Он бережно свернул письмо.
— Знаете, кто пишет? Будто сама молодость! Давняя подружка, славная дивчина, мы вместе работали на заводе «Пролетарий». Она была инструктором комсомольской организации цеха и вручила мне путевку в Одесскую пехотную школу. Я и теперь, нет-нет, да и вспомню, как провожали нас, группу заводских ребят, комсомольцы «Пролетария» — в люди. Помнится, она так и сказала: «Провожаем вас в люди, ребятки, в большие люди с надеждой, что будем гордиться вами…»
Далекий Новороссийск, завод, штормовое море за молом порта, рыбацкие зори на баркасе, выезды за город всей дружной бригадой бондарного цеха — все это было для Ивана Даниловича словно бы совсем недавно. Он с увлечением вспоминал и мастера цеха, и друзей подмастерьев, и как защищал «диплом» на звание бондаря, а потом вдруг увлекся автомобилем и стал шофером, да и не верилось, что с той поры пролетела половина прожитой жизни — восемнадцать лет!
Постепенно и незаметно наша беседа приняла ту непосредственную доверительность, когда не следует задавать вопросов, переспрашивать и уточнять; вероятно, у каждого человека бывают минуты особой душевной тишины, в эти минуты ему самому интересно оглянуться на пройденное и пережитое. Мне повезло «подкараулить» такие минуты у Черняховского. Позднее я осторожно беседовал с адъютантом и узнал, что Иван Данилович не любил рассказывать о себе, а особенно любопытным отвечал односложно:
— Моя биография — в анкете. Это десять строк.
Быть может, до первых дней войны это было бы и верно. Однако факты биографии, как известно, обретают значительность в связи с конкретными делами, как бы с вершины содеянного, а к тому погожему февральскому деньку, когда здесь, в тихой заснеженной Понинке, командование Шестидесятой готовило штурм рубежа Острог — Славута — Шепетовка, о боевые делах этой армии, нераздельных с именем генерала Черняховского, знала вся страна.
Нет, в десять строк теперь биография И. Д. Черняховского не вмещалась! А читатель газеты, сам воин и труженик, отец или мать воина, сын или дочь, напряженно следя за ходом нашего наступления, переживая военные сводки как собственную судьбу, в письмах, адресованных редакции, взволнованно расспрашивали о каждом мало-мальски значительном сражении, о героях, чьи имена донеслись в корреспонденциях с фронта, и, конечно, о тех, кто, выстояв на Дону и на Волге, теперь вел на Запад испытанные войска.

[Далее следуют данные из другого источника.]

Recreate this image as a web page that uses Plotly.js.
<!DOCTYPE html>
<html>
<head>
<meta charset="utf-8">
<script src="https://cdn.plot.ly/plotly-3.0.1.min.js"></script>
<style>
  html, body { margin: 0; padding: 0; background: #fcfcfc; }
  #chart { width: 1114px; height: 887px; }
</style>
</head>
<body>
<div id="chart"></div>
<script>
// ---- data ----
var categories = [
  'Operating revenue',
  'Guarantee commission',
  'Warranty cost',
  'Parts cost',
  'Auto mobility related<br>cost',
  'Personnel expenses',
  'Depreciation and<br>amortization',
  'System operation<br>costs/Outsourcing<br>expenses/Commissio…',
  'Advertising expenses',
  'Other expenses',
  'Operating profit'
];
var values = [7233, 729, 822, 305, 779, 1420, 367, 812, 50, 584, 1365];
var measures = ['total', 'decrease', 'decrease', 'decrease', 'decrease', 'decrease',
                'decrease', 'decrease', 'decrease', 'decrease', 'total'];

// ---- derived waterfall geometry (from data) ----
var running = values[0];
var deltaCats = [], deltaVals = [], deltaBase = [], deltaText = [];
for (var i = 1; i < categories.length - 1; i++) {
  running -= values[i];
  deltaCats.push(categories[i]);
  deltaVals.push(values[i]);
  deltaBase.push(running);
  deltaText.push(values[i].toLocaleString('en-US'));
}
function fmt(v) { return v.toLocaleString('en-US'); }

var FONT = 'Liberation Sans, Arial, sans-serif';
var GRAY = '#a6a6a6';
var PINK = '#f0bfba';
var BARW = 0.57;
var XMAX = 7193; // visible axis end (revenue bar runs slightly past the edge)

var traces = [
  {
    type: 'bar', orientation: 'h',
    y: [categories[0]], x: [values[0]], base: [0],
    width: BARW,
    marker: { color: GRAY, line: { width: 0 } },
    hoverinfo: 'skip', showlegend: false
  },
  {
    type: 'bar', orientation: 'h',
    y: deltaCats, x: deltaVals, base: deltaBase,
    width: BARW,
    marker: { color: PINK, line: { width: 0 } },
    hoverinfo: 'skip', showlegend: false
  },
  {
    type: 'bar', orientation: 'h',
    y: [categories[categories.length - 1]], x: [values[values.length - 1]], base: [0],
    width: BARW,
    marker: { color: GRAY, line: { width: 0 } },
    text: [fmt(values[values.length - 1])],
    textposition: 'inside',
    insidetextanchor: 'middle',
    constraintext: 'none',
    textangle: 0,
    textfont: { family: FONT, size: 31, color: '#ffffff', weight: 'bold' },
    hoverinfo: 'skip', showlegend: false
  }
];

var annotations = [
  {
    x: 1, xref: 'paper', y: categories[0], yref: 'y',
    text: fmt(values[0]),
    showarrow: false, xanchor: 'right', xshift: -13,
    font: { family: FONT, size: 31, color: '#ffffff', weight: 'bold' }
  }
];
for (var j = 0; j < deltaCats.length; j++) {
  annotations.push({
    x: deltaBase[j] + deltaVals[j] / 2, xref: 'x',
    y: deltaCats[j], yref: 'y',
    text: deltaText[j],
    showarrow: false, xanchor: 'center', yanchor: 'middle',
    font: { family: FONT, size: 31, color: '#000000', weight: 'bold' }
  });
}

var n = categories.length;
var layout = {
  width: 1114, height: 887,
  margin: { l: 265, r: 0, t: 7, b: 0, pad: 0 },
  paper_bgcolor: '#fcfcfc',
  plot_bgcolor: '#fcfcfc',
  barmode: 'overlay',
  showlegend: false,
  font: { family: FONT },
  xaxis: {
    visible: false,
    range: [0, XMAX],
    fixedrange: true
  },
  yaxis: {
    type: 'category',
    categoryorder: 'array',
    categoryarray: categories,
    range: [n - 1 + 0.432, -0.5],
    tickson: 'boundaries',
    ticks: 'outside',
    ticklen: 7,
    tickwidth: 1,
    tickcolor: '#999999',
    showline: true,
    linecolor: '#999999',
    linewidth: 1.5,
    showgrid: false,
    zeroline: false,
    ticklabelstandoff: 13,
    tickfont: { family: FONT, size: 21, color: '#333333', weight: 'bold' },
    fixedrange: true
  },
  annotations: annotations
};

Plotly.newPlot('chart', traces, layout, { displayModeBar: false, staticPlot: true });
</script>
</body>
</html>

Писем было множество, и перечитывать их стоило душевного усилия: то рвалось из строчек сдержанное рыдание, то ярость, не знающая предела, то радость — до крика, до слез.
Были письма в стихах, неумелых, но задушевных, воспевающих героев Днепра и Киева, и деловые послания от заводов и шахт, с цифрами обязательств в честь героев фронта, и детские каракули, с приветом солдату-папе, и юношеские, с жалобой, что не берут на фронт. Но в этих бесчисленных и разных письмах зачастую повторялась одна и та же просьба, которой, как видно, была продиктована и эта моя командировка: «Расскажите нам о товарище Ватутине…», «Расскажите о генерале Черняховском…». Одно из писем было при мне, и я показал его Ивану Даниловичу. Педагог из г. Саратова С. П. Кучеров писал: «На протяжении ряда лет я занимаюсь проблемой формирования характера. Собираю материалы и готовлю диссертацию. В этой связи меня очень интересуют биографии наших выдающихся полководцев. Не сомневаюсь, что такой воин, как мой славный земляк-уманец И. Д. Черняховский, с детства получил закалку характера путем вдумчивого воспитания. Прошу сообщить мне, в каких условиях (семья, общественное окружение и др.) воспитывался И. Д. Черняховский и как прививали ему родные волевые черты характера (смелость, решительность, уверенность в своих силах, способность к строгому расчету, хладнокровие и др.)».
Письмо было длинное, и Черняховский отложил его, прочитав только отмеченные строки.
— Гражданин Кучеров, — сказал он, — по-видимому, разработал какую-то схему и теперь хотел бы вогнать в нее всех и вся. Что ж, если будете отвечать ему, напишите, что школа, которую я закончил в Умани, называлась спартанской. Вывески такой, правда, не было, да и учебников не было, как, впрочем, не было и учителей. В семье был один работник, железнодорожный стрелочник, отец, а в старенькой чужой хате — больная мать и шестеро детей. В 1914 году, когда мне исполнилось восемь лет, грянула война — и отца призвали в армию. Тут и началась она — «закалка характера», — он вздохнул и заглянул в раскрытую страничку письма. — Как тут пишет учитель из Саратова? Да, «закалка путем вдумчивого воспитания»!